Think of the objectives of your organization and run through these questions (followed by common answers I have heard):
- Do you have a strategy to achieve your objectives? (Yes)
- Do your business processes reflect these? (The major ones do)
- Are they employed by your staff? (Mostly – we have some exceptions)
- Can those staff access the information they need? (I think so - usually)
This last question – “Can those staff access the information they need?” – is difficult to answer because what staff feel as a “need” is shaped by how they are used to working. Information can become unmanaged without anyone realising. For example, do some staff create folders full of Word documents through which other staff need to (or ought to) navigate? Do you find yourself trying to correlate the information in these documents with your emails? Is someone holding information in their “private” spreadsheet because it’s more “practical” then the central office copy?

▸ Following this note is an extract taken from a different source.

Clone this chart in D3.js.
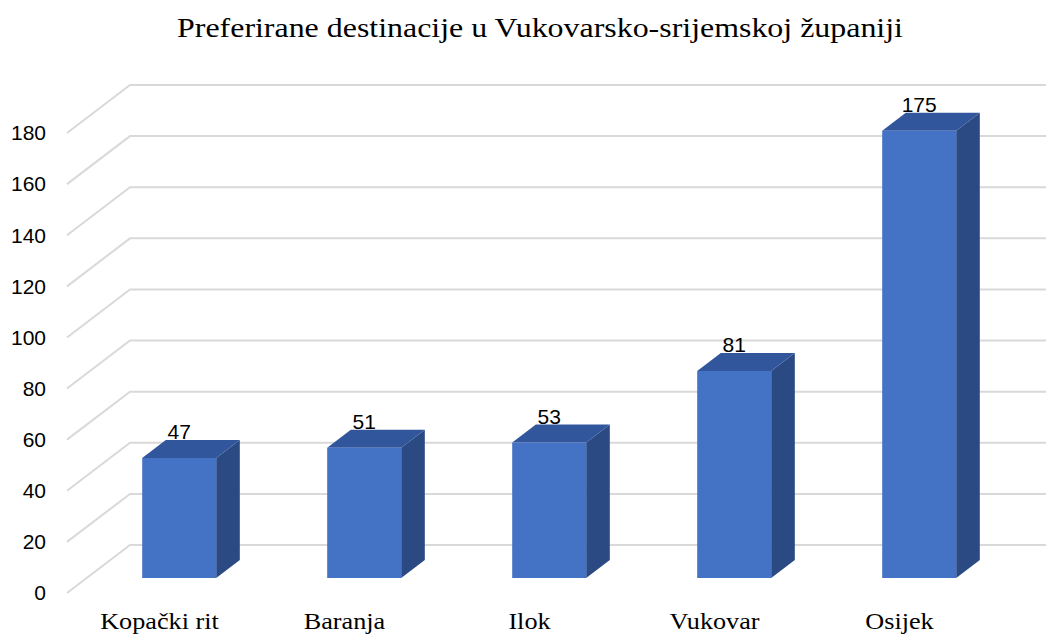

Technology has changed this part of the picture, lowering the barrier of cultural change needed to implement improved information access. When it comes to the first question of enablement - “Can staff access the information they need?” – commercial, off-the-shelf information-management software has become a commodity. It is now practical, robust and affordable to even the smallest organisation.
Various office information systems provide this capability. Most enterprises run Microsoft Office and so it’s no surprise that Microsoft Sharepoint, which supports this functionality, is the clear market leader.
We are going to be our own case study. Since 2007, this is what I see when I look at the OCC Intranet:
This is an intranet portal that lets me search all electronic data as if it were in Google (so that’s everything in the list above - except “Peoples’ heads” but I’m working on that). The search can include my own emails but other staff don’t see content that they’re not authorised to see.
These systems can be set up to be accessible from outside the office over the Internet, for remote work. External users can log on to a special web address and see selected areas of information. At OCC, we often use Sharepoint to share content with our clients about their projects and deliverables: everything in one place. On a slightly larger scale, this is how Del Monte works with its sales brokers for trading food commodities. More than 400 active broker accounts access the Del Monte portal each day.
Once you can see information across the enterprise you may find surprising areas – silos – of information that are either duplicated or you simply didn’t know were there. I found out that I was not using the latest template for writing proposals.
When you’re identifying silos it is time to consider the move from information access to information management; weighing the cost of change against the benefits of increased efficiency and risk mitigation.
If you decide to go further, tackle the questions at the top of the list:
- Do you have a strategy to achieve your objectives?
- Do your business processes reflect these?
- Are they employed by your staff?
When you have business processes that reflect your strategy – a structured meeting of people and information – you have “workflow”. Information Management systems like Sharepoint implement workflow, alerting staff to the tasks they need to carry out as information changes. Version information on information will show who has changed what and when, supporting authorship, review and approval if required. Here it must be said technology is less of a silver bullet than when simply enabling information access – there really is no getting over the fact that the management of information (or lack of it) reflects a working culture and that can be deeply engrained.
Yes, OCC has a written strategy and processes that are our best attempts to reflect them, and for software development we found the workflow was already there. We have our own task tracking databases that impose the right processes. What we did find was that information was not flowing well enough between project teams (e.g. novel ideas for best practice) or between our developers and our administration.
So what about your organisation? Given your strategy, do your business processes reflect it? Are they enacted by your staff? Finally, can your staff access the information they need?
Hopefully this article has shown that establishing true information management where there is none is a difficult task but that the enablement of information access is now readily available and delivers real benefits.